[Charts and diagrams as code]
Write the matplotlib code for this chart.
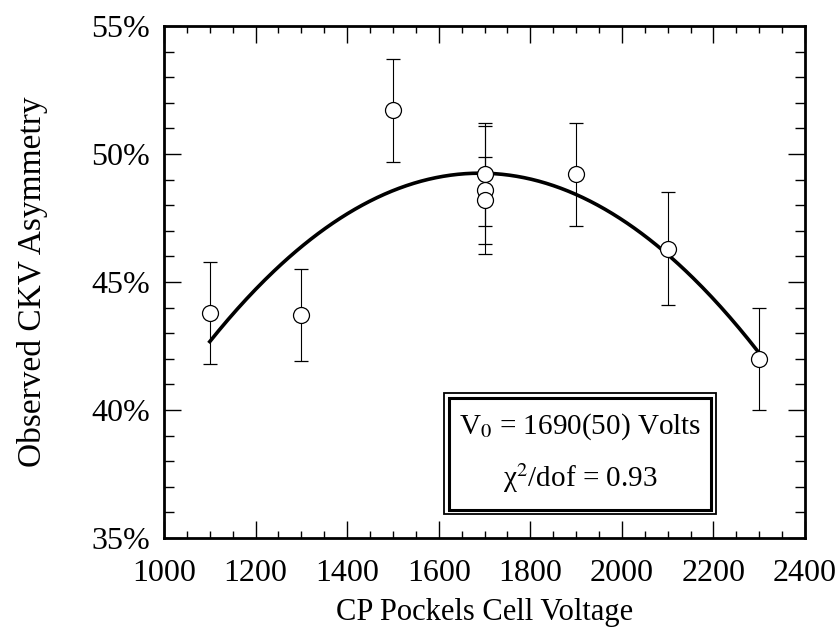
import matplotlib.pyplot as plt
import numpy as np
from matplotlib.ticker import MultipleLocator, FuncFormatter
from matplotlib.patches import Rectangle

plt.rcParams['font.family'] = ['Liberation Serif', 'DejaVu Serif']
plt.rcParams['mathtext.fontset'] = 'stix'

# measured asymmetry (%) vs Pockels cell voltage
voltage = [1100, 1300, 1500, 1700, 1700, 1700, 1900, 2100, 2300]
asym = [43.8, 43.7, 51.7, 49.2, 48.6, 48.2, 49.2, 46.3, 42.0]
asym_err = [2.0, 1.8, 2.0, 2.0, 2.5, 1.7, 2.0, 2.2, 2.0]

# quadratic fit: A(V) = peak - curv * (V - V0)^2
v0 = 1690
peak = 49.25
curv = 1.89e-5
fit_range = (1100, 2300)

fig = plt.figure(figsize=(8.38, 6.29), dpi=100)
ax = fig.add_axes([0.1957, 0.1447, 0.765, 0.814])

vv = np.linspace(fit_range[0], fit_range[1], 300)
ax.plot(vv, peak - curv * (vv - v0) ** 2, color='black', lw=2.6, zorder=2)

ax.errorbar(voltage, asym, yerr=asym_err, fmt='o', ms=11.5, mfc='white',
            mec='black', mew=0.9, ecolor='black', elinewidth=0.8,
            capsize=5, capthick=0.8, zorder=3)

ax.set_xlim(1000, 2400)
ax.set_ylim(35, 55)
ax.xaxis.set_major_locator(MultipleLocator(200))
ax.xaxis.set_minor_locator(MultipleLocator(50))
ax.yaxis.set_major_locator(MultipleLocator(5))
ax.yaxis.set_minor_locator(MultipleLocator(1))
ax.yaxis.set_major_formatter(FuncFormatter(lambda v, p: f'{v:.0f}%'))

ax.tick_params(which='both', direction='in', top=True, right=True,
               labelsize=23, width=1.0)
ax.tick_params(which='major', length=12.5)
ax.tick_params(axis='x', which='major', pad=15)
ax.tick_params(axis='y', which='major', pad=10)
ax.tick_params(axis='x', which='minor', length=5)
ax.tick_params(axis='y', which='minor', length=7)
for s in ax.spines.values():
    s.set_linewidth(2.0)

ax.set_xlabel('CP Pockels Cell Voltage', fontsize=22, labelpad=7)
ax.set_ylabel('Observed CKV Asymmetry', fontsize=24, labelpad=31)

# double-bordered fit result box
x0, y0 = 0.437, 0.046
w, h = 0.424, 0.237
ax.add_patch(Rectangle((x0, y0), w, h, transform=ax.transAxes, fill=True,
                       facecolor='white', edgecolor='black', lw=1.3, zorder=4))
dx, dy = 0.0075, 0.0095
ax.add_patch(Rectangle((x0 + dx, y0 + dy), w - 2 * dx, h - 2 * dy,
                       transform=ax.transAxes, fill=False, edgecolor='black',
                       lw=2.2, zorder=5))
ax.text(x0 + w / 2, y0 + h * 0.72, r'V$_0$ = 1690(50) Volts',
        transform=ax.transAxes, ha='center', va='center', fontsize=21, zorder=6)
ax.text(x0 + w / 2, y0 + h * 0.30, 'χ$^2$/dof = 0.93',
        transform=ax.transAxes, ha='center', va='center', fontsize=21, zorder=6)

fig.savefig('out.png', dpi=100)
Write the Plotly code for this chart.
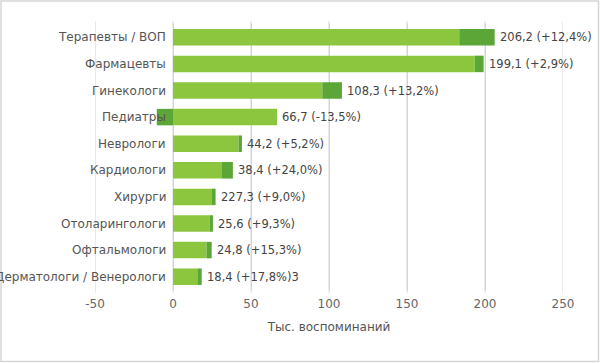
import plotly.graph_objects as go

categories = ["Терапевты / ВОП", "Фармацевты", "Гинекологи", "Педиатры", "Неврологи",
              "Кардиологи", "Хирурги", "Отоларингологи", "Офтальмологи", "Дерматологи / Венерологи"]
base_values = [183.5, 193.5, 95.7, 66.7, 42.0, 31.0, 25.0, 23.4, 21.5, 15.6]
change_values = [22.7, 5.6, 12.6, -10.4, 2.2, 7.4, 2.3, 2.2, 3.3, 2.8]
totals = [206.2, 199.1, 108.3, 66.7, 44.2, 38.4, 27.3, 25.6, 24.8, 18.4]
labels = ["206,2 (+12,4%)", "199,1 (+2,9%)", "108,3 (+13,2%)", "66,7 (-13,5%)", "44,2 (+5,2%)",
          "38,4 (+24,0%)", "227,3 (+9,0%)", "25,6 (+9,3%)", "24,8 (+15,3%)", "18,4 (+17,8%)3"]
x_ticks = [-50, 0, 50, 100, 150, 200, 250]
x_tick_labels = ["-50", "0", "50", "100", "150", "200", "250"]

FONT = "DejaVu Sans"
W, H = 600, 363
L, T, PW, PH = 95, 24, 468, 266
GRID = "#d4d4d4"

fig = go.Figure()
fig.add_trace(go.Bar(y=categories, x=base_values, orientation="h",
                     marker=dict(color="#8cc63f", line=dict(width=0)), showlegend=False,
                     hoverinfo="skip"))
fig.add_trace(go.Bar(y=categories, x=change_values, orientation="h",
                     marker=dict(color="#5ca638", line=dict(width=0)), showlegend=False,
                     hoverinfo="skip"))

# vertical gridlines at the tick positions, behind the bars
for v in x_ticks:
    fig.add_shape(type="line", xref="x", yref="paper", x0=v, x1=v, y0=-0.01, y1=1.01,
                  line=dict(color=GRID, width=1), layer="below")

# category labels sit next to the value-0 line (axis crossing at 0)
for c in categories:
    fig.add_annotation(x=0, y=c, text=c, showarrow=False, xanchor="right", xshift=-5,
                       font=dict(family=FONT, size=12, color="#555555"))

for c, t, lab in zip(categories, totals, labels):
    fig.add_annotation(x=t, y=c, text=lab, showarrow=False, xanchor="left", xshift=3,
                       font=dict(family=FONT, size=11.5, color="#444444"))

fig.add_shape(type="rect", xref="paper", yref="paper",
              x0=(1 - L) / PW, x1=(598.5 - L) / PW,
              y0=(T + PH - 361.5) / PH, y1=(T + PH - 1) / PH,
              line=dict(color="#d6d6d6", width=1.5), fillcolor="rgba(0,0,0,0)", layer="above")

fig.update_layout(
    width=W, height=H,
    margin=dict(l=L, r=W - L - PW, t=T, b=H - T - PH),
    barmode="relative", bargap=0.38,
    plot_bgcolor="white", paper_bgcolor="white",
    font=dict(family=FONT, size=12, color="#555555"),
    xaxis=dict(range=[-50, 250], tickvals=x_ticks, ticktext=x_tick_labels, showgrid=True,
               gridcolor=GRID, gridwidth=1, zeroline=False, showline=False, ticks="",
               automargin=False, ticklabelstandoff=5, tickfont=dict(size=12, color="#666666"),
               title=dict(text="Тыс. воспоминаний", font=dict(size=12, color="#555555"), standoff=12)),
    yaxis=dict(autorange="reversed", showgrid=False, zeroline=False, ticks="", automargin=False,
               showticklabels=False, showline=False),
)
fig.write_html("out.html", config={"displayModeBar": False},
               post_script="document.body.style.margin='0';")
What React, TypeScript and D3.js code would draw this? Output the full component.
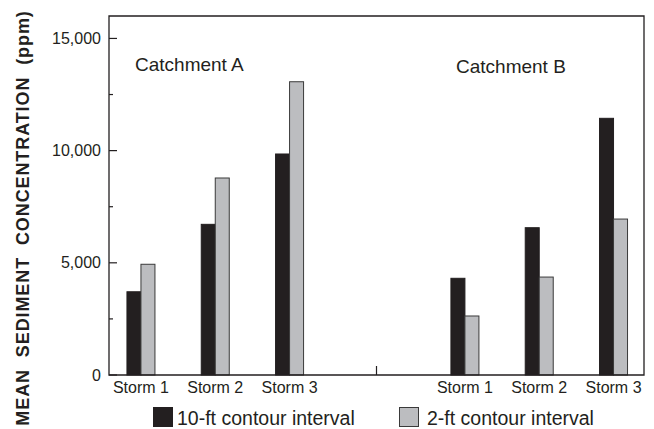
import React from "react";
import * as d3 from "d3";

const storms = ["Storm 1", "Storm 2", "Storm 3"];
const catchments = ["Catchment A", "Catchment B"];
const series = ["10-ft contour interval", "2-ft contour interval"];
const catchmentA10ft = [3710, 6715, 9850];
const catchmentA2ft = [4935, 8780, 13070];
const catchmentB10ft = [4310, 6565, 11440];
const catchmentB2ft = [2630, 4365, 6950];
const yTicks = [0, 5000, 10000, 15000];
const yMinorTicks = [2500, 7500, 12500];

const W = 654;
const H = 429;
const left = 109;
const right = 644;
const top = 16;
const bottom = 375;
const ink = "#231f20";
const grayFill = "#bcbdc0";
const font = "'Liberation Sans', Arial, Helvetica, sans-serif";

export default function App() {
  const y = d3.scaleLinear().domain([0, 16000]).range([bottom, top]);
  const x = d3.scaleLinear().domain([0, 7.2]).range([left, right]);
  const catchOffset = [0.43, 4.79];
  const data = [
    [catchmentA10ft, catchmentA2ft],
    [catchmentB10ft, catchmentB2ft],
  ];
  const barW = 14;
  const fmt = d3.format(",");

  const bars: any[] = [];
  const labels: any[] = [];
  catchments.forEach((c, ci) => {
    storms.forEach((s, si) => {
      const cx = x(catchOffset[ci] + si);
      labels.push(
        <text key={`l${ci}${si}`} x={cx} y={393} textAnchor="middle" fontSize={16} fill={ink} fontFamily={font}>
          {s}
        </text>
      );
      data[ci].forEach((vals, k) => {
        const v = vals[si];
        const bx = k === 0 ? cx - barW : cx;
        bars.push(
          <rect
            key={`b${ci}${si}${k}`}
            x={bx}
            y={y(v)}
            width={barW}
            height={bottom - y(v)}
            fill={k === 0 ? ink : grayFill}
            stroke={k === 0 ? ink : "#3a3a3a"}
            strokeWidth={1}
          />
        );
      });
    });
  });

  return (
    <svg
      width={W}
      height={H}
      style={{ position: "fixed", left: 0, top: 0, background: "#fff" }}
      fontFamily={font}
    >
      <rect x={0} y={0} width={W} height={H} fill="#fff" />
      {bars}
      <path
        d={`M${left},${top}H${right}V${bottom}H${left}Z`}
        fill="none"
        stroke={ink}
        strokeWidth={1.3}
      />
      <line x1={x(3.6)} x2={x(3.6)} y1={bottom} y2={bottom - 9} stroke={ink} strokeWidth={1.2} />
      {yTicks.map((t) => (
        <g key={t}>
          <line x1={left} x2={left + 8} y1={y(t)} y2={y(t)} stroke={ink} strokeWidth={1.2} />
          <text x={101} y={y(t)} dy="0.35em" textAnchor="end" fontSize={16} fill={ink}>
            {fmt(t)}
          </text>
        </g>
      ))}
      {yMinorTicks.map((t) => (
        <line key={t} x1={left} x2={left + 4} y1={y(t)} y2={y(t)} stroke={ink} strokeWidth={1.2} />
      ))}
      {labels}
      <text x={135} y={70.5} fontSize={19} fill={ink}>
        {catchments[0]}
      </text>
      <text x={456} y={72.5} fontSize={19} fill={ink}>
        {catchments[1]}
      </text>
      <text
        transform={`translate(28.5,218) rotate(-90)`}
        textAnchor="middle"
        fontSize={18}
        fontWeight="bold"
        letterSpacing={0.9}
        wordSpacing={6}
        fill={ink}
      >
        MEAN SEDIMENT CONCENTRATION (ppm)
      </text>
      <rect x={153.5} y={407.5} width={19} height={19} fill={ink} stroke={ink} />
      <text x={177} y={425} fontSize={19.5} fill={ink}>
        {series[0]}
      </text>
      <rect x={399.5} y={407.5} width={19} height={19} fill={grayFill} stroke="#3a3a3a" />
      <text x={427} y={425} fontSize={19.5} fill={ink}>
        {series[1]}
      </text>
    </svg>
  );
}
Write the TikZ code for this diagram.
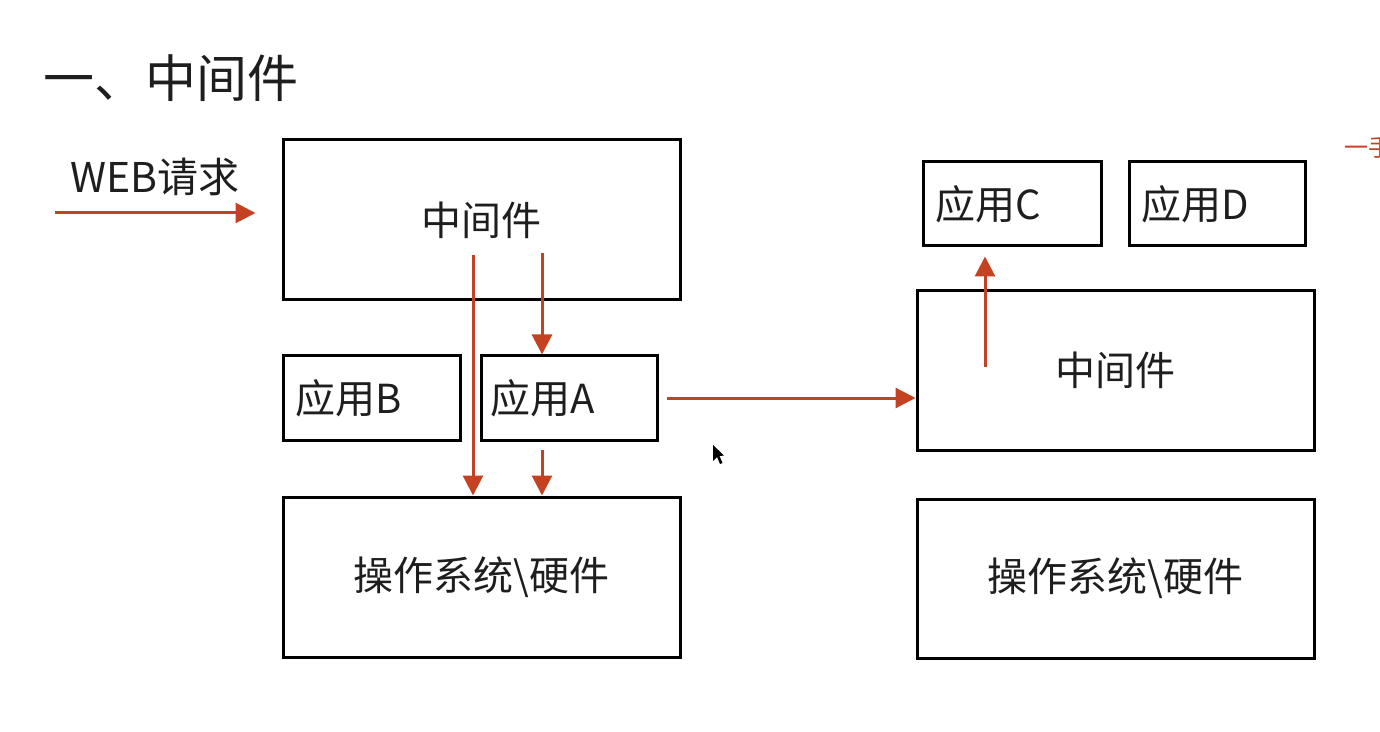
\documentclass[tikz,border=0pt]{standalone}
\usepackage{fontspec}
\setmainfont{Noto Sans CJK SC}
\usetikzlibrary{arrows.meta}
\usetikzlibrary{calc}
\definecolor{arrowred}{RGB}{196,66,34}
\definecolor{inkgray}{RGB}{30,30,30}

\begin{document}
\begin{tikzpicture}[x=0.5pt,y=-0.5pt,
    box/.style={draw=black,line width=1.5pt,text=inkgray,font=\fontsize{20pt}{24pt}\selectfont,inner sep=0pt},
    bigbox/.style={box,minimum width=198.5pt,minimum height=80pt},
    appbox/.style={box,minimum height=42pt,align=left,inner xsep=6pt},
    flow/.style={draw=arrowred,line width=1.5pt,-{Triangle[length=10pt,width=10pt]}}
  ]
  \useasboundingbox (0,0) rectangle (1380,732);
  \node[anchor=west,text=inkgray,font=\fontsize{25.5pt}{30pt}\selectfont] (title) at (36,78) {一、中间件};
  \node[anchor=west,text=arrowred,font=\fontsize{12pt}{14pt}\selectfont] (cut) at (1337,147) {一手};

  % left side
  \node[anchor=center,text=inkgray,font=\fontsize{20.5pt}{24pt}\selectfont] (web) at (155,177) {WEB请求};
  \node[bigbox] (mwL) at (481.5,220) {中间件};
  \node[appbox,text width=76.5pt] (appB) at (371.5,398) {应用B};
  \node[appbox,text width=79pt,inner xsep=4.5pt] (appA) at (569,398) {应用A};
  \node[bigbox] (osL) at (481.5,577) {操作系统\textbackslash 硬件};

  % right side
  \node[appbox,text width=77pt] (appC) at (1012,204) {应用C};
  \node[appbox,text width=76pt] (appD) at (1217,204) {应用D};
  \node[bigbox,minimum height=79.5pt] (mwR) at (1115.5,370.5) {中间件};
  \node[bigbox,minimum height=79.5pt] (osR) at (1115.5,578.5) {操作系统\textbackslash 硬件};

  \coordinate (webin) at (55,213);
  \coordinate (s1) at (473,255);
  \coordinate (s2) at (542,253);
  \coordinate (s3) at (542,450);
  \coordinate (s4) at (985,367);

  \draw[flow] (webin) -- ([xshift=-13pt]mwL.west |- webin);
  \draw[flow] (s1) -- (s1 |- osL.north);
  \draw[flow] (s2) -- (s2 |- appA.north);
  \draw[flow] (s3) -- (s3 |- osL.north);
  \draw[flow] ([xshift=4pt]appA.east) -- (appA.east -| mwR.west);
  \draw[flow,shorten >=4.5pt] (s4) -- (s4 |- appC.south);

  % mouse pointer
  \fill[black] (713,445) -- (713,461) -- (717,457) -- (720,464) -- (722.5,463) -- (719.5,456) -- (724,455.5) -- cycle;
\end{tikzpicture}
\end{document}
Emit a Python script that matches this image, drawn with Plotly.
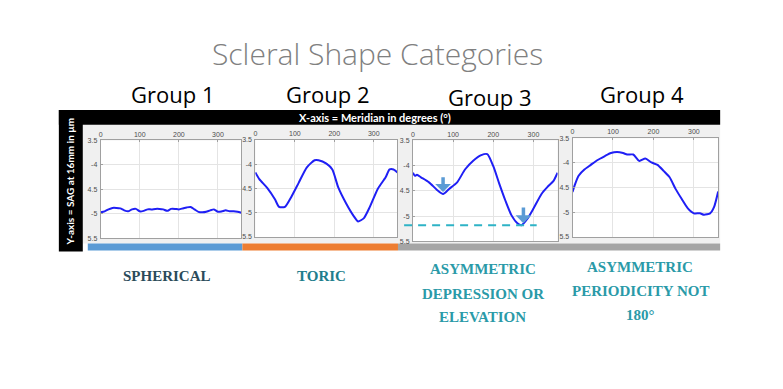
import plotly.graph_objects as go

W, H = 783, 389

# ---------------- data ----------------
meridian_10 = list(range(0, 361, 10))
group1_sag = [-4.97, -4.95, -4.91, -4.88, -4.88, -4.89, -4.93, -4.95, -4.91, -4.90,
              -4.95, -4.94, -4.91, -4.91, -4.90, -4.90, -4.91, -4.94, -4.90, -4.90,
              -4.91, -4.89, -4.87, -4.86, -4.91, -4.96, -4.97, -4.96, -4.93, -4.91,
              -4.96, -4.95, -4.93, -4.95, -4.95, -4.96, -4.98]

group2_deg = [0, 10, 30, 50, 60, 75, 90, 110, 130, 150, 160, 180, 195, 210, 230, 250,
              260, 275, 290, 310, 330, 340, 350, 360]
group2_sag = [-4.17, -4.31, -4.49, -4.73, -4.88, -4.88, -4.69, -4.38, -4.07, -3.92, -3.92,
              -3.99, -4.11, -4.48, -4.81, -5.08, -5.18, -5.11, -4.88, -4.51, -4.27, -4.11,
              -4.11, -4.17]

group3_deg = [0, 5, 10, 20, 40, 60, 75, 90, 110, 130, 150, 170, 185, 200, 215, 230, 245,
              260, 270, 285, 300, 320, 335, 350, 360]
group3_sag = [-4.14, -4.20, -4.18, -4.23, -4.33, -4.48, -4.56, -4.46, -4.33, -4.07, -3.90,
              -3.79, -3.77, -4.01, -4.36, -4.69, -4.98, -5.14, -5.18, -5.05, -4.85, -4.56,
              -4.42, -4.30, -4.14]

group4_deg = [0, 5, 15, 30, 45, 60, 80, 95, 110, 125, 135, 150, 165, 180, 195, 210, 225,
              240, 255, 270, 285, 300, 315, 325, 340, 350, 360]
group4_sag = [-4.59, -4.46, -4.26, -4.13, -4.04, -3.95, -3.86, -3.80, -3.78, -3.80, -3.83,
              -3.83, -3.96, -3.91, -3.99, -4.04, -4.16, -4.29, -4.53, -4.73, -4.92, -5.02,
              -5.02, -5.05, -5.02, -4.89, -4.58]

group_labels = ["Group 1", "Group 2", "Group 3", "Group 4"]
category_lines = [["SPHERICAL"], ["TORIC"],
                  ["ASYMMETRIC", "DEPRESSION OR", "ELEVATION"],
                  ["ASYMMETRIC", "PERIODICITY NOT", "180°"]]
x_ticks = [0, 100, 200, 300]
y_ticks = [-3.5, -4, -4.5, -5, -5.5]
y_ticktext = ["3.5", "-4", "4.5", "-5", "5.5"]

# group 3 markers
g3_arrow_x = [75, 275]
g3_arrow_tip = [-4.52, -5.14]
g3_arrow_tail = [-4.20, -4.80]
g3_dash_level = -5.18
g3_dash_x = [-22, 308]

# ---------------- layout helpers ----------------
def px(x):
    return x / W

def py(y):
    return 1 - y / H

panels_px = [  # (x0, x1, y_top, y_bottom)
    (99, 240, 139, 238.5),
    (254, 396.5, 138.3, 237.3),
    (412, 557, 139, 241.7),
    (572, 718, 136.7, 237.3),
]

series = [(meridian_10, group1_sag), (group2_deg, group2_sag),
          (group3_deg, group3_sag), (group4_deg, group4_sag)]

fig = go.Figure()
shapes = []
annotations = []

def rect(x0, x1, y0, y1, color):
    shapes.append(dict(type="rect", xref="paper", yref="paper", layer="below",
                       x0=px(x0), x1=px(x1), y0=py(y1), y1=py(y0),
                       fillcolor=color, line=dict(width=0)))

rect(81, 720, 123, 244, "#f0f0f0")
rect(57, 720, 108, 123, "#000000")
rect(57, 81, 108, 252, "#000000")
rect(86, 241, 244, 251, "#5b9bd5")
rect(241, 397, 244, 251, "#ed7d31")
rect(397, 720, 244, 251, "#a5a5a5")
for (x0, x1, yt, yb) in panels_px:
    rect(x0, x1, yt, yb, "#ffffff")

XR = [0, 360]
YR = [-5.5, -3.5]

for i, ((x0, x1, yt, yb), (xs, ys)) in enumerate(zip(panels_px, series)):
    n = "" if i == 0 else str(i + 1)
    fig.add_trace(go.Scatter(x=xs, y=ys, mode="lines", xaxis="x" + n, yaxis="y" + n,
                             line=dict(color="#1f1ff5", width=2, shape="spline", smoothing=0.6),
                             showlegend=False, hoverinfo="skip"))
    fig.update_layout(**{
        "xaxis" + n: dict(domain=[px(x0), px(x1)], range=XR, anchor="y" + n, side="top",
                          tickvals=x_ticks, tickfont=dict(size=7, color="#4d4d4d", family="Liberation Sans"),
                          showgrid=True, gridcolor="#e4e4e4", gridwidth=1, zeroline=False,
                          showline=True, linecolor="#a0a0a0", linewidth=1, mirror=True,
                          ticks="inside", ticklen=2, tickcolor="#a0a0a0", fixedrange=True),
        "yaxis" + n: dict(domain=[py(yb), py(yt)], range=YR, anchor="x" + n,
                          tickvals=y_ticks, ticktext=y_ticktext,
                          tickfont=dict(size=7, color="#4d4d4d", family="Liberation Sans"),
                          showgrid=True, gridcolor="#e4e4e4", gridwidth=1, zeroline=False,
                          showline=True, linecolor="#a0a0a0", linewidth=1, mirror=True,
                          ticks="inside", ticklen=2, tickcolor="#a0a0a0", ticklabelstandoff=1,
                          fixedrange=True),
    })

# group 3 dashed level line (converted to paper coords so it can extend past axes)
x0, x1, yt, yb = panels_px[2]
def g3x(v):
    return px(x0 + (v - XR[0]) / (XR[1] - XR[0]) * (x1 - x0))
def g3y(v):
    return py(yb - (v - YR[0]) / (YR[1] - YR[0]) * (yb - yt))
shapes.append(dict(type="line", xref="paper", yref="paper",
                   x0=g3x(g3_dash_x[0]), x1=g3x(g3_dash_x[1]),
                   y0=g3y(g3_dash_level), y1=g3y(g3_dash_level),
                   line=dict(color="#2eb3c6", width=2, dash="8px,6px")))

for ax_, tip, tail in zip(g3_arrow_x, g3_arrow_tip, g3_arrow_tail):
    annotations.append(dict(x=ax_, y=tip, ax=ax_, ay=tail, xref="x3", yref="y3",
                            axref="x3", ayref="y3", text="", showarrow=True,
                            arrowhead=1, arrowsize=0.75, arrowwidth=3.5, arrowcolor="#5b9bd5",
                            standoff=0))

# texts
annotations.append(dict(text="Scleral Shape Categories", x=px(376), y=py(50), xref="paper", yref="paper",
                        showarrow=False, xanchor="center", yanchor="middle",
                        font=dict(family="Open Sans", size=30, color="#808080", weight=300)))

group_pos = [(170.5, 92), (326, 92), (488.5, 95), (642, 92)]
for lab, (gx, gy) in zip(group_labels, group_pos):
    annotations.append(dict(text=lab, x=px(gx), y=py(gy), xref="paper", yref="paper",
                            showarrow=False, xanchor="center", yanchor="middle",
                            font=dict(family="Open Sans", size=22, color="#000000")))

annotations.append(dict(text="<b>X-axis = Meridian in degrees (°)</b>", x=px(374), y=py(115.5),
                        xref="paper", yref="paper", showarrow=False, xanchor="center", yanchor="middle",
                        font=dict(family="Lato", size=11, color="#ffffff")))
annotations.append(dict(text="<b>Y-axis = SAG at 16mm in µm</b>", x=px(68), y=py(181),
                        xref="paper", yref="paper", showarrow=False, textangle=-90,
                        xanchor="center", yanchor="middle",
                        font=dict(family="Lato", size=10, color="#ffffff")))

cat_colors = ["#2b4b5a", "#217d8c", "#2a9aa8", "#2a9aa8"]
cat_pos = [(165, [277]), (320, [277]), (482, [270, 295, 319]), (640, [268, 292, 317])]
for lines, col, (cx, ys) in zip(category_lines, cat_colors, cat_pos):
    for t, yy in zip(lines, ys):
        annotations.append(dict(text="<b>" + t + "</b>", x=px(cx), y=py(yy), xref="paper", yref="paper",
                                showarrow=False, xanchor="center", yanchor="middle",
                                font=dict(family="Liberation Serif", size=15, color=col)))

fig.update_layout(width=W, height=H, margin=dict(l=0, r=0, t=0, b=0),
                  paper_bgcolor="#ffffff", plot_bgcolor="#ffffff",
                  shapes=shapes, annotations=annotations, showlegend=False)

fig.write_html("out.html", config={"displayModeBar": False},
               post_script="document.body.style.margin='0';document.body.style.padding='0';")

# Set problem:
Copy exactly the stretch of lines from the one containing "Emit a Python" through the one containing "-4.96, -4.95, -4.93, -4.95, -4.95, -4.96, -4.98]", both included. Leave out any pictures.

# Reply:
Emit a Python script that matches this image, drawn with Plotly.
import plotly.graph_objects as go

W, H = 783, 389

# ---------------- data ----------------
meridian_10 = list(range(0, 361, 10))
group1_sag = [-4.97, -4.95, -4.91, -4.88, -4.88, -4.89, -4.93, -4.95, -4.91, -4.90,
              -4.95, -4.94, -4.91, -4.91, -4.90, -4.90, -4.91, -4.94, -4.90, -4.90,
              -4.91, -4.89, -4.87, -4.86, -4.91, -4.96, -4.97, -4.96, -4.93, -4.91,
              -4.96, -4.95, -4.93, -4.95, -4.95, -4.96, -4.98]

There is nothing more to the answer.